Data listing
= = =
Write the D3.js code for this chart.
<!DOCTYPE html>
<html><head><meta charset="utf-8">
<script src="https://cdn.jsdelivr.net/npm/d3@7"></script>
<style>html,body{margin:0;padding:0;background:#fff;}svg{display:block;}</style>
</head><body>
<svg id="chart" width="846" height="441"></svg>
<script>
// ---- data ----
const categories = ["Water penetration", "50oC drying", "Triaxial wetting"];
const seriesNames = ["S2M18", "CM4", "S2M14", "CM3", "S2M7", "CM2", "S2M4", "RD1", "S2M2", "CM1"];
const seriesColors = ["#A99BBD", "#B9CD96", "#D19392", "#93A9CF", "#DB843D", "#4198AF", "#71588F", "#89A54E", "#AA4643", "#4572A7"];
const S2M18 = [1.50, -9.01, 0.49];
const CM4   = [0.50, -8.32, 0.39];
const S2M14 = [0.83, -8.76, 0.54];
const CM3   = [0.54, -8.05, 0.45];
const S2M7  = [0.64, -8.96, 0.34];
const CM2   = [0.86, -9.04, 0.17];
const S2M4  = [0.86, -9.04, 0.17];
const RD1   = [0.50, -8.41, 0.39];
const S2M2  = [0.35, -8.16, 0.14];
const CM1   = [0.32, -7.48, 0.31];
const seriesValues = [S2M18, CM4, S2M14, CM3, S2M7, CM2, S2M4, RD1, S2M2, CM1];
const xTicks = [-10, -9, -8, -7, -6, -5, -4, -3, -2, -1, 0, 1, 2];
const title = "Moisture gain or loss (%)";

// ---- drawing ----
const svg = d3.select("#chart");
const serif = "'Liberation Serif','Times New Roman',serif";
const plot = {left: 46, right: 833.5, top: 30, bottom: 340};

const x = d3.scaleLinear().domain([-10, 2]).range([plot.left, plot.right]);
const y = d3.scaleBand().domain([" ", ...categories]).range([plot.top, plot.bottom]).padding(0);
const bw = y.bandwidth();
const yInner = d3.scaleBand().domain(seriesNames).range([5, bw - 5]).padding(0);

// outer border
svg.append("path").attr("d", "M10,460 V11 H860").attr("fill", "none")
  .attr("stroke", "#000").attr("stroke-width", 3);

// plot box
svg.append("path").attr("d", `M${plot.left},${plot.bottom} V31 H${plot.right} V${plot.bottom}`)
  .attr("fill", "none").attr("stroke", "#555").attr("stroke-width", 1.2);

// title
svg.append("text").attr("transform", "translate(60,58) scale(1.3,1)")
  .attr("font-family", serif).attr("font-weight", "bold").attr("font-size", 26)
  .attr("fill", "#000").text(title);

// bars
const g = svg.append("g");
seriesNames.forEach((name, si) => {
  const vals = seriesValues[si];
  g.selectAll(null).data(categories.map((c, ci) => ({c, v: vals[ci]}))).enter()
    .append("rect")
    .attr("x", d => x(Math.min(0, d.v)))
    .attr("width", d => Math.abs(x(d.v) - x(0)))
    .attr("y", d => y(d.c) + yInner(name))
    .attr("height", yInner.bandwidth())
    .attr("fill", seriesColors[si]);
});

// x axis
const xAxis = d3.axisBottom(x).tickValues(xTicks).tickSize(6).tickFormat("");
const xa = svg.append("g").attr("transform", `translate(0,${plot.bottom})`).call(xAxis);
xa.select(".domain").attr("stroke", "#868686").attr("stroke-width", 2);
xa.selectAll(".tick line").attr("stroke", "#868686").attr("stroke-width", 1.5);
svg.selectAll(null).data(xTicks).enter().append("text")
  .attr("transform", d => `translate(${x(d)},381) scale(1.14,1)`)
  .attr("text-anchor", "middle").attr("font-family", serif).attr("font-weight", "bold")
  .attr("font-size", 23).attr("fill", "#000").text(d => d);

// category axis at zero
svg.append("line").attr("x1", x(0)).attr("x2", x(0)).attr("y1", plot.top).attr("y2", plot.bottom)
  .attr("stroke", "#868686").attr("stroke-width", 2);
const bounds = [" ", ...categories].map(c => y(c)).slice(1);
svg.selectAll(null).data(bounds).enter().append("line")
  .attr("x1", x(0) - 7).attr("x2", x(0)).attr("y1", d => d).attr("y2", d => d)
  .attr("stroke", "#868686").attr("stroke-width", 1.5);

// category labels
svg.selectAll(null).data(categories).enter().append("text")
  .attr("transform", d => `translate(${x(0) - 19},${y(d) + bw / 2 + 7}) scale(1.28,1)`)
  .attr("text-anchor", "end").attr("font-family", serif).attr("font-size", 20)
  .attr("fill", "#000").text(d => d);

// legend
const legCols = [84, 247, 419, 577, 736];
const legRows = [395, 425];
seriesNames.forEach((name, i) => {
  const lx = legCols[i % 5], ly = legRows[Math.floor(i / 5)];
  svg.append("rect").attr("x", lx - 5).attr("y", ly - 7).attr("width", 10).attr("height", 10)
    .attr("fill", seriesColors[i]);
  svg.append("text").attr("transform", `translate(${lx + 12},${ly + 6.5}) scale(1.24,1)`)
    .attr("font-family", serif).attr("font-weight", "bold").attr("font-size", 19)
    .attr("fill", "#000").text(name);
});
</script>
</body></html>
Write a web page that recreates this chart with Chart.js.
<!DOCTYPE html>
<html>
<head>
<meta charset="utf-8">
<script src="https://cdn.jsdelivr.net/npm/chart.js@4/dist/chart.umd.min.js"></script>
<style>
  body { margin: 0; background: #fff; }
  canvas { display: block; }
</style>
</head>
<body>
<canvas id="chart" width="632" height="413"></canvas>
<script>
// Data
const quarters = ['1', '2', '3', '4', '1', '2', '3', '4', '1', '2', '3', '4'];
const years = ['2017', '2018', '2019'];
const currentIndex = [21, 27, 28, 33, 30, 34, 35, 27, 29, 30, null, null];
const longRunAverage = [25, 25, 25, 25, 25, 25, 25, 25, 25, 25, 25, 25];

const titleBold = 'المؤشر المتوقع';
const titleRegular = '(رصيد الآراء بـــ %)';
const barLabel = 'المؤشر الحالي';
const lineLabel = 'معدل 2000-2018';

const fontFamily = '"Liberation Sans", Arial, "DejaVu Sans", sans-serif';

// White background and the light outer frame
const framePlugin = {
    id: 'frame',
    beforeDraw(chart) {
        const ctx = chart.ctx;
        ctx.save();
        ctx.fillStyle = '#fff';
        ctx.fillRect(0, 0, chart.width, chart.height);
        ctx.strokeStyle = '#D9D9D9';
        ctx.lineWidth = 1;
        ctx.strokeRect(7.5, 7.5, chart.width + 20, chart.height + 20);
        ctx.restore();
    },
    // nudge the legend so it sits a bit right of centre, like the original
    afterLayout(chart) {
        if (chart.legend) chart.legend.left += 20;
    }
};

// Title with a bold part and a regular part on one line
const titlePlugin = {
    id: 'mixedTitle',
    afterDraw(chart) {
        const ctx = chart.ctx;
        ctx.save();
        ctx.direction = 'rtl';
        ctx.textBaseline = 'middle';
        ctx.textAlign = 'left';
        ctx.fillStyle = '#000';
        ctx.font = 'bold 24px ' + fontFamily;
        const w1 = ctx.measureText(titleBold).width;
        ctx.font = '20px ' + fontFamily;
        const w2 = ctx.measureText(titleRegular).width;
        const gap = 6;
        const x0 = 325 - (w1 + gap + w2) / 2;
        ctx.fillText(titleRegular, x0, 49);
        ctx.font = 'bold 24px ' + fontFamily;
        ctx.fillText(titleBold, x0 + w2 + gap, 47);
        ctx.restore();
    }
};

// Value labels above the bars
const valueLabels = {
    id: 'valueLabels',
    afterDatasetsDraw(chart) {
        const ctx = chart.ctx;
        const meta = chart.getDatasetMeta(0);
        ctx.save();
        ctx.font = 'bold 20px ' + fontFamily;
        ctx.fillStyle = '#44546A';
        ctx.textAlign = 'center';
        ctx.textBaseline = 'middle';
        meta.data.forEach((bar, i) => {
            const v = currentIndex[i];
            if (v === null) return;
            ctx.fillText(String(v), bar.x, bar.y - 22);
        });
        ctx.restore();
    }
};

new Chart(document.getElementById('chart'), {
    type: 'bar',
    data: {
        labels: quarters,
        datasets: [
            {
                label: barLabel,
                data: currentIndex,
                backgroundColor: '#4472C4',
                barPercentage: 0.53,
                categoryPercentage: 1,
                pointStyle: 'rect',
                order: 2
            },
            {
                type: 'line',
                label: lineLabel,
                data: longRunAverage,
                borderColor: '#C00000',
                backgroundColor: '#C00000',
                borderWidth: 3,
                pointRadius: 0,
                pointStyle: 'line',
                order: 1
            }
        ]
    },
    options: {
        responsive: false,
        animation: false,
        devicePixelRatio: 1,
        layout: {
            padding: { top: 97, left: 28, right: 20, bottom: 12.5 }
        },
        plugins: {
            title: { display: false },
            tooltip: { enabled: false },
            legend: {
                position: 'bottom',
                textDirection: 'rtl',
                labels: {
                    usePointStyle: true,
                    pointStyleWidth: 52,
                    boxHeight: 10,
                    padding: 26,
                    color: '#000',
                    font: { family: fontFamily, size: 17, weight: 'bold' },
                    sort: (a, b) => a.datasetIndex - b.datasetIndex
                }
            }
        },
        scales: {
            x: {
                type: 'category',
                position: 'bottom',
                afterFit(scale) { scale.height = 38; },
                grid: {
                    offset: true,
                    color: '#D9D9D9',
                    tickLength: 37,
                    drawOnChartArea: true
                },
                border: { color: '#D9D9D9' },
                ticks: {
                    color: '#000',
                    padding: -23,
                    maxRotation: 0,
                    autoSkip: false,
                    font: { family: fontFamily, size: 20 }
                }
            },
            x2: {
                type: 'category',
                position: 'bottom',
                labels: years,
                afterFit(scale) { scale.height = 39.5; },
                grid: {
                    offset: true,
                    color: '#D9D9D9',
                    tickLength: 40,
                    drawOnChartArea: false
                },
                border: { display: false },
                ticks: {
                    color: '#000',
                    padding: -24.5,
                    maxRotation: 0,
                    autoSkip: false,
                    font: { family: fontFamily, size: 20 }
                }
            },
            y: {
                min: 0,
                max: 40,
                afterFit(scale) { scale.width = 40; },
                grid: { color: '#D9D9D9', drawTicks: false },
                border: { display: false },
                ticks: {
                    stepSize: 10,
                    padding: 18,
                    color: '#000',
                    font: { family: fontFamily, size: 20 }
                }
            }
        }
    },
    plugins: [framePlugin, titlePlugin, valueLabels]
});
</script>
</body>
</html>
= = =
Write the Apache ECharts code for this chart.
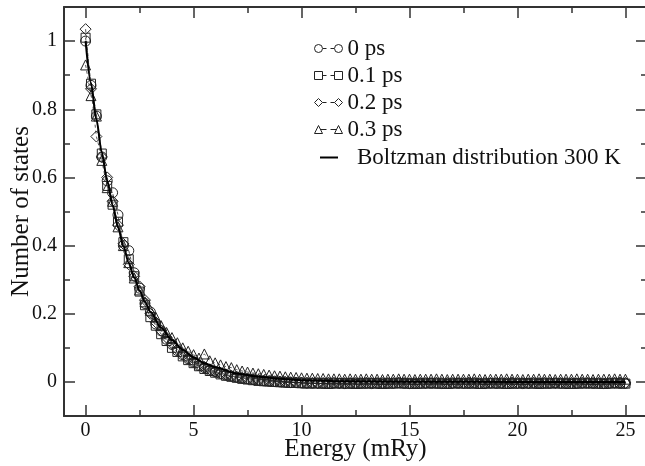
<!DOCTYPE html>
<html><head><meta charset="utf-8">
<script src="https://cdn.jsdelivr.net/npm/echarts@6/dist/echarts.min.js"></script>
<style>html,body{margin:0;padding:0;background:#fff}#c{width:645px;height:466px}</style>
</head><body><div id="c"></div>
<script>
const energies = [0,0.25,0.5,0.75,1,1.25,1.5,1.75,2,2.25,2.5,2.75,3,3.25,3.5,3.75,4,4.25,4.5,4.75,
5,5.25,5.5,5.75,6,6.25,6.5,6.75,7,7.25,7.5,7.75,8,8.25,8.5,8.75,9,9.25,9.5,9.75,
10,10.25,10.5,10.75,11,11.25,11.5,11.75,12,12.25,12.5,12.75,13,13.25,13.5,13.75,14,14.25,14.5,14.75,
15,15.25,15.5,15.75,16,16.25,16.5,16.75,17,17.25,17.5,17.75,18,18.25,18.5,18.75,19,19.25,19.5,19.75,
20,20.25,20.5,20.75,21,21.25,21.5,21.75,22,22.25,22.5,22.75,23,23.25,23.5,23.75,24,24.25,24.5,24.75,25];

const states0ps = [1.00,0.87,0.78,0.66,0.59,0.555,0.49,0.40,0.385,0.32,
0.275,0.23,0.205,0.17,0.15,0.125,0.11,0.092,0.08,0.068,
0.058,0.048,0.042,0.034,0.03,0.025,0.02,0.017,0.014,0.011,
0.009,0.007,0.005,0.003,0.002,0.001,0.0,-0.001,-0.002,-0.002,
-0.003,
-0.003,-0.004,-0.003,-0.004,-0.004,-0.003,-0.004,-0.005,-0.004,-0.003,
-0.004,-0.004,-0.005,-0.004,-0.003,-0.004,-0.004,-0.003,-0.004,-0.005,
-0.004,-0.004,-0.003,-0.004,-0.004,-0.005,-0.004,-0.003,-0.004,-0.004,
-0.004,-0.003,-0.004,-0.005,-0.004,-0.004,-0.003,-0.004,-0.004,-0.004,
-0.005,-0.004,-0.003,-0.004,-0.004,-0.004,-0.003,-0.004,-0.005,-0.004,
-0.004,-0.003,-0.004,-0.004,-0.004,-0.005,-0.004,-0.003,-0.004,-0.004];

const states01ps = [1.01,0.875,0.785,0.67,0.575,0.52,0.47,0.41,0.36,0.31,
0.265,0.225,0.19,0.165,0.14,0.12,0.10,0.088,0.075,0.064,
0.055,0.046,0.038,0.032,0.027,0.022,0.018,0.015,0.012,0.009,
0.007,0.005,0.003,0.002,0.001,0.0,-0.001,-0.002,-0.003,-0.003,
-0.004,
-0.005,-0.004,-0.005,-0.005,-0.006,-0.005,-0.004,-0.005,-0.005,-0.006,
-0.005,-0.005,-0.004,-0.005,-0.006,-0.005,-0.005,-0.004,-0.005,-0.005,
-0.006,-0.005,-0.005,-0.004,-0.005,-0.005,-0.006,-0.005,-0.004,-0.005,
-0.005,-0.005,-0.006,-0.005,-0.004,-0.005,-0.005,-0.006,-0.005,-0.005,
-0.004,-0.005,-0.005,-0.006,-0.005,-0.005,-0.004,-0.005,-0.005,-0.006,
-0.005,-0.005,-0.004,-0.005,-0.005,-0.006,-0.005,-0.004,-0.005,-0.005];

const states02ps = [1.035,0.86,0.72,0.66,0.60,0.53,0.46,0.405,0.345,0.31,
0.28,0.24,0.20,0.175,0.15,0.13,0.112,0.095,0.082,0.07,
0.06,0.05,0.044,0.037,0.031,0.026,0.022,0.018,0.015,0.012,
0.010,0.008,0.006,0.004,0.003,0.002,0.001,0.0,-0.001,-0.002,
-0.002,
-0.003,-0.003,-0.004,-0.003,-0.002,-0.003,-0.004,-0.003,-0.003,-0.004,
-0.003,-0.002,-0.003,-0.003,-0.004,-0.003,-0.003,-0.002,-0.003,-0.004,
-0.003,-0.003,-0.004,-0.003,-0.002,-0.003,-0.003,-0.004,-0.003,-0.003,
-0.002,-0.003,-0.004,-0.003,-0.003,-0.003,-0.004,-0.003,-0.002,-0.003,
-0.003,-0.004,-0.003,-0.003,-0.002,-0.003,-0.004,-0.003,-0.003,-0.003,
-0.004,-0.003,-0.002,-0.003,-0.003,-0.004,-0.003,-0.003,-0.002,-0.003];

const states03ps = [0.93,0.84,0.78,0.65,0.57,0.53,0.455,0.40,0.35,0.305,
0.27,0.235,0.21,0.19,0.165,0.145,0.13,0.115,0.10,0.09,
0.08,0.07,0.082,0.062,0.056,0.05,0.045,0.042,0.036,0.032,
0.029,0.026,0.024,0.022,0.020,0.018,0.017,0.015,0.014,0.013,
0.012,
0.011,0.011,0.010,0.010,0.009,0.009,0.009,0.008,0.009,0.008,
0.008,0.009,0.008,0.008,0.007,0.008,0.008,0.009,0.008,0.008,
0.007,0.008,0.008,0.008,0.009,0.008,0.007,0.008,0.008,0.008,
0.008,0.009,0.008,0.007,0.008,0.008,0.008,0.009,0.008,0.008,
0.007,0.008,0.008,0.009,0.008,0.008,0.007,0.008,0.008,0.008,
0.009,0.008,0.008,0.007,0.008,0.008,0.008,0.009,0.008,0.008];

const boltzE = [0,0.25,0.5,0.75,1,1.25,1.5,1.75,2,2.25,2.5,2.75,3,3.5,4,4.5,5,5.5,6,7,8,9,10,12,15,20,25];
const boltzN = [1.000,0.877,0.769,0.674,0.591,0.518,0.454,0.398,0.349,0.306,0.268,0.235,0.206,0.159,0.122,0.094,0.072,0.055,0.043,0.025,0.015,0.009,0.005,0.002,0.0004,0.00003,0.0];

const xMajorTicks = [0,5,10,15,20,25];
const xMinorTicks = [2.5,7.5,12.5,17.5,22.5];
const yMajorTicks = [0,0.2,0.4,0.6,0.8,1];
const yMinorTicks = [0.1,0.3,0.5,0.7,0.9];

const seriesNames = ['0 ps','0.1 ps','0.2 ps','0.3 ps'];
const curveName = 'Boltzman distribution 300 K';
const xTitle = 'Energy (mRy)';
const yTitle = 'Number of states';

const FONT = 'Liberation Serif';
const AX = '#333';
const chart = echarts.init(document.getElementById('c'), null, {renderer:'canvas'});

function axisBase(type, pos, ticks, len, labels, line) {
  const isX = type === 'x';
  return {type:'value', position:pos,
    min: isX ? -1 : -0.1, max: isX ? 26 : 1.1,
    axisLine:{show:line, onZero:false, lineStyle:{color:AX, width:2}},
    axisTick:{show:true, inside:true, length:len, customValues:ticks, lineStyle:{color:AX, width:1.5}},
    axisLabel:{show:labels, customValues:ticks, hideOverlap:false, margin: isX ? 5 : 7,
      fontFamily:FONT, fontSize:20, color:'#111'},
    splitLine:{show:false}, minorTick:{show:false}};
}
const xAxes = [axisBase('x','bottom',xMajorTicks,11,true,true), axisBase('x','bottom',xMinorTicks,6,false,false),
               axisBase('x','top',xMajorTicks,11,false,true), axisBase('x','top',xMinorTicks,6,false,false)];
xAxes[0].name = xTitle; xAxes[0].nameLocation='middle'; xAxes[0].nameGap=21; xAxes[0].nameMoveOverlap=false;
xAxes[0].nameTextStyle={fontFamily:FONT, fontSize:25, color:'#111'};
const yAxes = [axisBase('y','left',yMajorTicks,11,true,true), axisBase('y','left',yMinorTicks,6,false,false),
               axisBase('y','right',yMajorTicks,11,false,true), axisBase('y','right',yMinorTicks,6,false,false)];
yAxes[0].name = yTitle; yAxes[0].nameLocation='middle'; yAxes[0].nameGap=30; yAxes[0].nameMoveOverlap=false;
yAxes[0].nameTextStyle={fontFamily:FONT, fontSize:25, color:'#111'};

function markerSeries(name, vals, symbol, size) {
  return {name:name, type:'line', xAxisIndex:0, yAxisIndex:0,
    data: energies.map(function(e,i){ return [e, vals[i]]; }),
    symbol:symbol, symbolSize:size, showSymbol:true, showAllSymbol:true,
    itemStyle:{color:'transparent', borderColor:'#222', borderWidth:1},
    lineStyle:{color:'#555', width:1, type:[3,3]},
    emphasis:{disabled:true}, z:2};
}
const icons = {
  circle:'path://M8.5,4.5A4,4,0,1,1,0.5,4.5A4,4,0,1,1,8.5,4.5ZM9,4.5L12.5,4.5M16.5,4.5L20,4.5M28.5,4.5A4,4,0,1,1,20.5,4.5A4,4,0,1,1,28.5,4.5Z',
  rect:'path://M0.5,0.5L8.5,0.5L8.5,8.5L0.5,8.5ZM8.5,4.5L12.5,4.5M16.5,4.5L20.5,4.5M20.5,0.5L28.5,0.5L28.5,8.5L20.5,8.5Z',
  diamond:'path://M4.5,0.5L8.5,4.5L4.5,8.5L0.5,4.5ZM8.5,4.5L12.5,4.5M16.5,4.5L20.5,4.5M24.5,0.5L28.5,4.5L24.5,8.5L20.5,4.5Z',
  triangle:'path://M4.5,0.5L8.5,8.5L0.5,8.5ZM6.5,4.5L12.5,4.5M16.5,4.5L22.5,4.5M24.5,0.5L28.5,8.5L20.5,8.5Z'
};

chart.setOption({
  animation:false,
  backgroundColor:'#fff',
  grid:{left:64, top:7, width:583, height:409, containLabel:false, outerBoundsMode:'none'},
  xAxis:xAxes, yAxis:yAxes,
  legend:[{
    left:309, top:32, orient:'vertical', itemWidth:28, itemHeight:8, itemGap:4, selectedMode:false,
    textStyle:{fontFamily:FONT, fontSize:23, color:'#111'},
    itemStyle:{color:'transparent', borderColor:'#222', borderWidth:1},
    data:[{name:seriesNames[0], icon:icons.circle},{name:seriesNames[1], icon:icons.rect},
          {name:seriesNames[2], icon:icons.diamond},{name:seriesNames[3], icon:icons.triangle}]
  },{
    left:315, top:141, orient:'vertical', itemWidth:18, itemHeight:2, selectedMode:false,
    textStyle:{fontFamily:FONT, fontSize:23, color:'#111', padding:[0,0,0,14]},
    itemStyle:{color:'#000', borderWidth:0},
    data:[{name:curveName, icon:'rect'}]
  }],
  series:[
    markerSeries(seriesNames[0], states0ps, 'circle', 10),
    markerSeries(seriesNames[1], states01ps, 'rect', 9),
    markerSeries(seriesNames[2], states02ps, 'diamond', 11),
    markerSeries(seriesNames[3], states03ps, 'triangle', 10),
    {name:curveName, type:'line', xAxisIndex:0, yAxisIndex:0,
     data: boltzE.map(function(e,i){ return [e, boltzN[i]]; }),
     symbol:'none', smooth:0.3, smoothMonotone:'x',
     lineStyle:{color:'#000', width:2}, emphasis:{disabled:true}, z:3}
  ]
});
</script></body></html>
= = =
§ PROBLEM
Read the entries and select each line where the word "code" is found.

§ OUTPUT
Write the D3.js code for this chart.
Write the Apache ECharts code for this chart.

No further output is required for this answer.